Djura Jaksic was one of the most notable poets and painters of Serbian Romanticism of the mid-19th century. He died in Belgrade on November 28, 1878, of tuberculosis.
Born in 1832, in Srpska Crnja, Banat, then Austria-Hungary, Jaksic went on to become one of the artistic standard-bearers of Serb patriotic expression, in poetry, painting and drama. His most famous poem, Otadzbina (The Fatherland) served as an inspiration to Serbian troops fighting for liberation of South Serbia from the Ottoman Empire. He was perhaps even better known in his time as a bohemian, a fixture at Skadarlija, Belgrade’s bohemian quarter.

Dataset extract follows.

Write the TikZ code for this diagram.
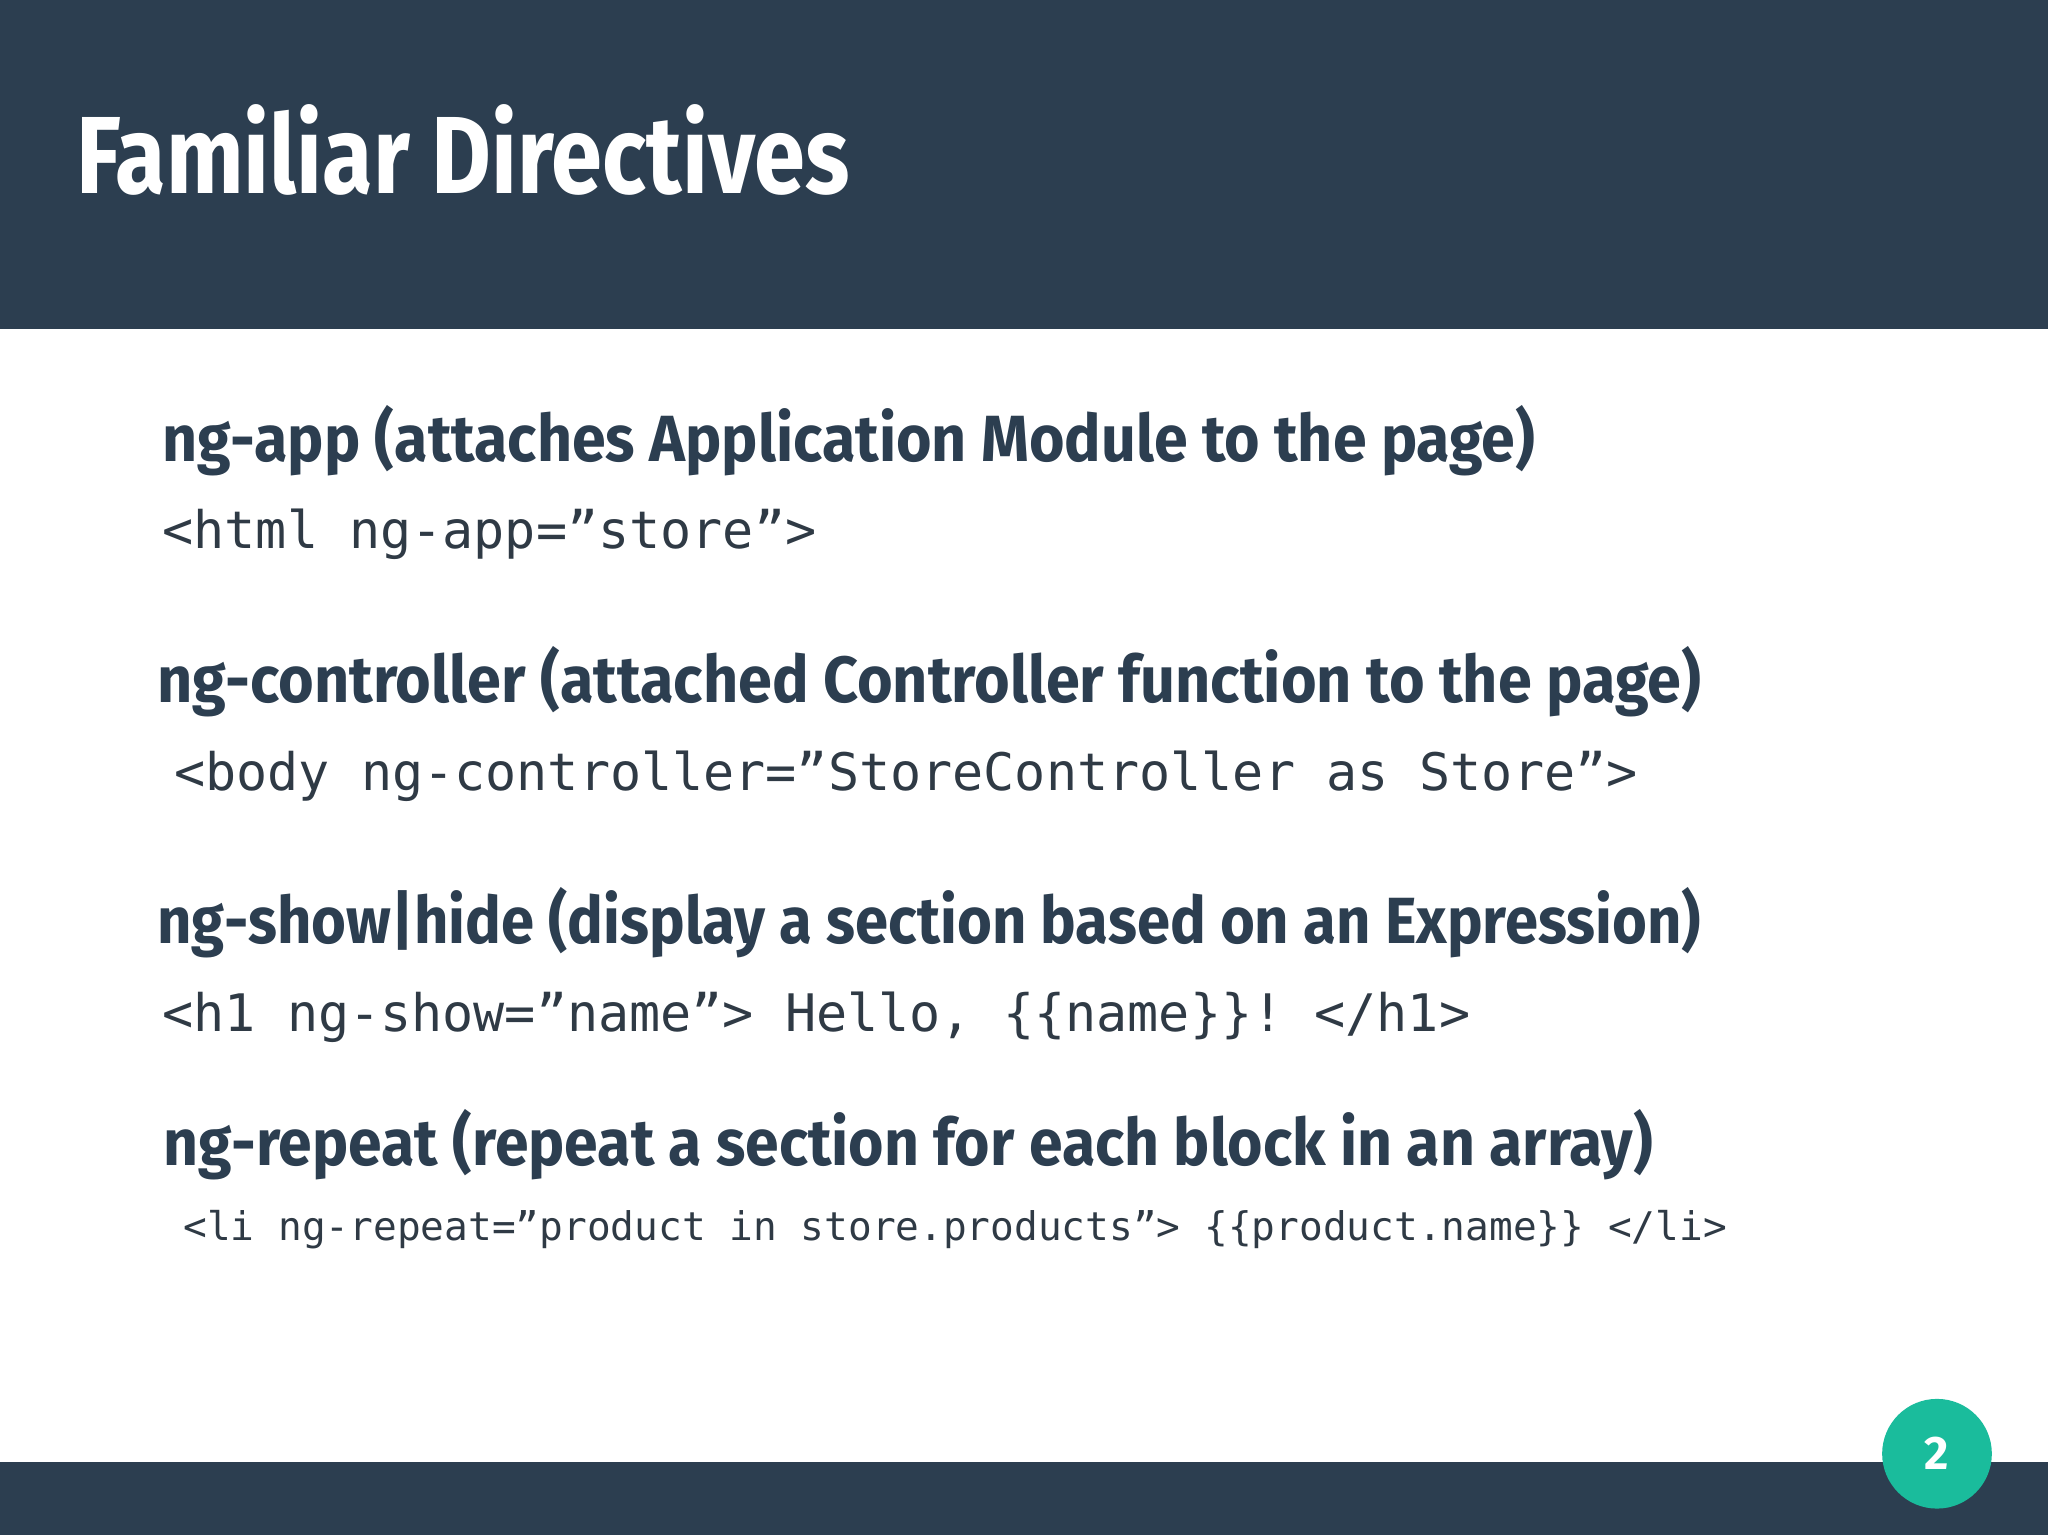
\documentclass[tikz,border=0pt]{standalone}
\usepackage{fontspec}
\usepackage{graphicx}
\setsansfont{Fira Sans}
\setmonofont{DejaVu Sans Mono}
\definecolor{navy}{HTML}{2C3E50}
\definecolor{teal}{HTML}{1ABC9C}
\definecolor{codegray}{HTML}{2F3A45}
\begin{document}
\begin{tikzpicture}[x=0.5pt,y=-0.5pt,
  head/.style={anchor=base west,inner sep=0,text=navy,font=\sffamily\bfseries\fontsize{25pt}{25pt}\selectfont},
  code/.style={anchor=base west,inner sep=0,text=codegray,font=\ttfamily\fontsize{19.8pt}{20pt}\selectfont}]
\useasboundingbox (0,0) rectangle (1568,1175);
\fill[navy] (0,0) rectangle (1568,252);
\fill[navy] (0,1119) rectangle (1568,1175);
\node[anchor=base west,inner sep=0,text=white,font=\sffamily\bfseries\fontsize{42pt}{42pt}\selectfont] (title) at (58,148) {\resizebox{296pt}{\height}{Familiar Directives}};
\node[head] (h1) at (124,353) {\resizebox{525.5pt}{\height}{ng-app (attaches Application Module to the page)}};
\node[code] (c1) at (124,420) {<html ng-app=”store”>};
\node[head] (h2) at (120,538) {\resizebox{591pt}{\height}{ng-controller (attached Controller function to the page)}};
\node[code] (c2) at (133,605) {<body ng-controller=”StoreController as Store”>};
\node[head] (h3) at (120,722) {\resizebox{591pt}{\height}{ng-show|hide (display a section based on an Expression)}};
\node[code] (c3) at (124,790) {<h1 ng-show=”name”> Hello, \{\{name\}\}! </h1>};
\node[head] (h4) at (125,892) {\resizebox{570pt}{\height}{ng-repeat (repeat a section for each block in an array)}};
\node[code,font=\ttfamily\fontsize{15.1pt}{16pt}\selectfont] (c4) at (140,950) {<li ng-repeat=”product in store.products”> \{\{product.name\}\} </li>};
\node[circle,fill=teal,minimum size=42pt,inner sep=0,text=white,font=\sffamily\bfseries\fontsize{18pt}{18pt}\selectfont] (pg) at (1483,1113) {2};
\end{tikzpicture}
\end{document}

Jaksic, a son of a Serb Orthodox priest, studied in Temisvar, Segedin and Veliki Beckerek (today’s Zrenjanin) and continued in Vienna and Munich. He was wounded in 1848 while fighting Hungarians in the battle of Srbobran. He moved to Serbia in 1857 and worked as a schoolteacher and a civil servant. A social and political rebel of the most non-conformist sort, Djura lived in poverty most of his life, supporting his family with difficulties.
His art was patriotic, imaginative, and passionate, somewhat dark and tragic, but imbued with a sense of highest moral and spiritual exaltation. Djura Jaksic, due to the warmth and depth of his poetry and his passionate personality, remains beloved by the Serbs. “The Djura Jaksic Award” for poetry is given in his hometown of Srpska Crnja every year.